LONDON: Oil inched above $119 a barrel on Thursday, as optimism over a recovery in the U.S. economy offset the impact of rising global supplies.
The U.S. Federal Reserve said on Wednesday it would support growth in the world's top oil consumer if necessary as it left the door open for another round of monetary easing, raising hopes of higher energy demand.
"Although yesterday's Fed comments put QE3 on ice for some time, it helped yesterday and it is helping today," Commerzbank's head of commodity research Eugen Weinberg said.
"This is even despite the somewhat negative environment given the strong increase in inventories yesterday and possibly the lower geopolitical premium on ongoing talks with Iran."
Brent crude gained 12 cents to $119.24 a barrel by 0817 GMT after settling up 55 cents at $119.12 on Wednesday.

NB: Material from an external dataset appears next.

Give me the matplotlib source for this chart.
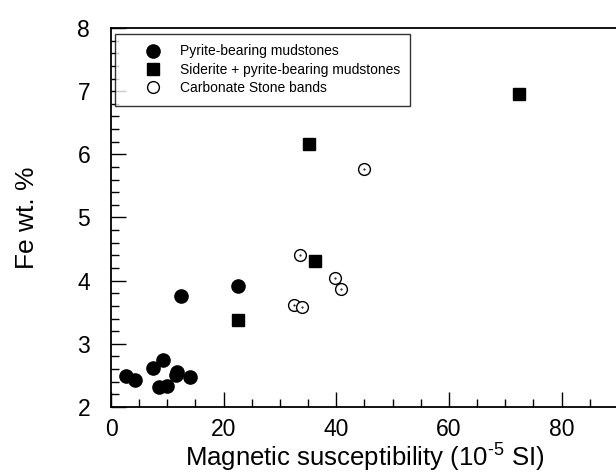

U.S. crude was meanwhile 10 cents up at $104.22. The benchmark settled at $104.12, up 57 cents.
Support also came from the dollar index, as it hit a three-week low against a basket of currencies due to the Feds dovish stance on monetary policy.
Dollar-denominated commodities such as oil and gold can sometimes benefit from a weaker greenback, allowing holders of other currencies to buy into the contracts more cheaply.
European shares followed Wall Street higher on the Fed's reassurance and stronger corporate earning figures.
Despite the greater optimism, investors continue to weigh up the likelihood of a euro zone wide recession, with Spain under intense pressure and the Dutch government having collapsed over budget plans.
Later today, participants will be looking to U.S. unemployment claims and pending home sales data for further insight into the health of the world's largest economy.
GEOPOLITICAL PREMIUM The geopolitical premium built into Brent prices, which some analysts peg at around $10 per barrel, is fading as negotiations over Iran's nuclear capabilities continue.
"The geopolitical risk premium is shrinking as negotiations continue the next round of talks scheduled for 23 May," said VTB Capital analyst Andrey Kruychenkov.
Worries that Iranian exports will be embargoed have helped drive oil markets higher this year, but evidence of falling dependency from importers together with rising output from fellow OPEC producers has capped gains.
Tehran's oil sales to most Western destinations have dropped ahead of the July 1 oil embargo, with some Asian buyers pledging to cut back purchases.
Despite being granted an exemption, Japan's customs-cleared crude imports from Iran fell 6.3 percent in March from a year ago, amid tightening Western sanctions that make it difficult to do business with the Islamic Republic.
"While Iranian output has slipped ... Iran's gentle downwards slope has been more than made up by increases elsewhere," said analysts at Barclays Capital in a report.
Total OPEC output is running at about 37.5 million barrels per day, its highest level ever, the report said.
Iran is storing as much as 33 million barrels of crude on tankers as it faces increasing difficulties in selling its oil.
U.S. INVENTORIES
A large buildup in U.S crude inventories is also weighing on prices, although a drawdown in refined fuel stocks provided some relief, U.S. government data showed on Wednesday.
Crude stocks rose almost 4 million barrels in the week to April 20, up for a fifth week in a row, the U.S. Energy Information Administration (EIA) said. The average forecast in a Reuters poll had called for a 2.7-million-barrel build.
U.S. gasoline stockpiles fell by a larger-than-expected 2.24 million barrels, a 10th consecutive week of decline.